Prince Harry and Meghan Markle ride in an Ascot Landau after their wedding ceremony at St. George's Chapel in Windsor Castle. (Courtesy of royal.uk)
Prince Harry and Meghan Markle ride in an Ascot Landau after their wedding ceremony at St. George's Chapel in Windsor Castle. (Courtesy of royal.uk)

At her wedding Saturday to Britain’s Prince Harry, American actress Meghan Markle revealed herself as a confident mixed-race woman who has set the tone of modern-day social acceptance for the royal family.

Markle’s wedding to the 33-year-old prince showcased a prominent representation of African-American participation. The charismatic Most Rev.
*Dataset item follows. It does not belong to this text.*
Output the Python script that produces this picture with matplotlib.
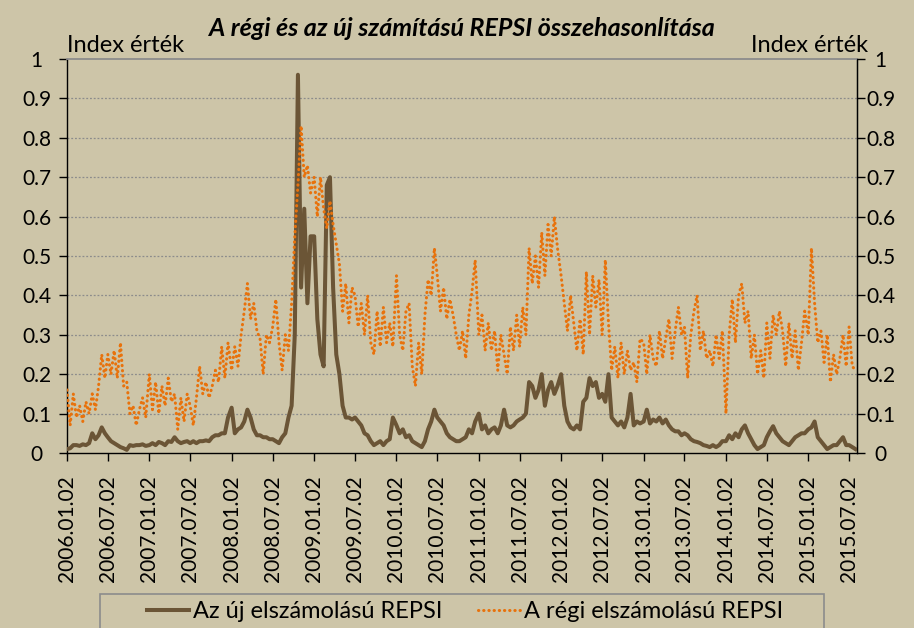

Michael Curry, an African-American presiding bishop of the Episcopal Church, delivered a rousing sermon on the power of love in which he quoted Martin Luther King Jr. while Markle’s mother Doria Ragland sat nearby in admiration.

Among the musical performers were The Kingdom Choir, a southeast England-based African-American gospel group who offered a majestic rendition of Ben E. King’s “Stand by Me,” and Sheku Kanneh-Mason, a 19-year-old Black cellist and winner of the 2016 BBC Young Musician of the Year Award.

During the elaborate high-noon ceremony at London’s St. George’s Chapel, Markle, 36, looking radiant in a bold yet simplistic boat neck Givenchy gown, strode alone halfway down the aisle to where she was then led to the altar by Prince Harry’s father, Prince Charles.

The new couple is now known as the Duke and Duchess of Sussex.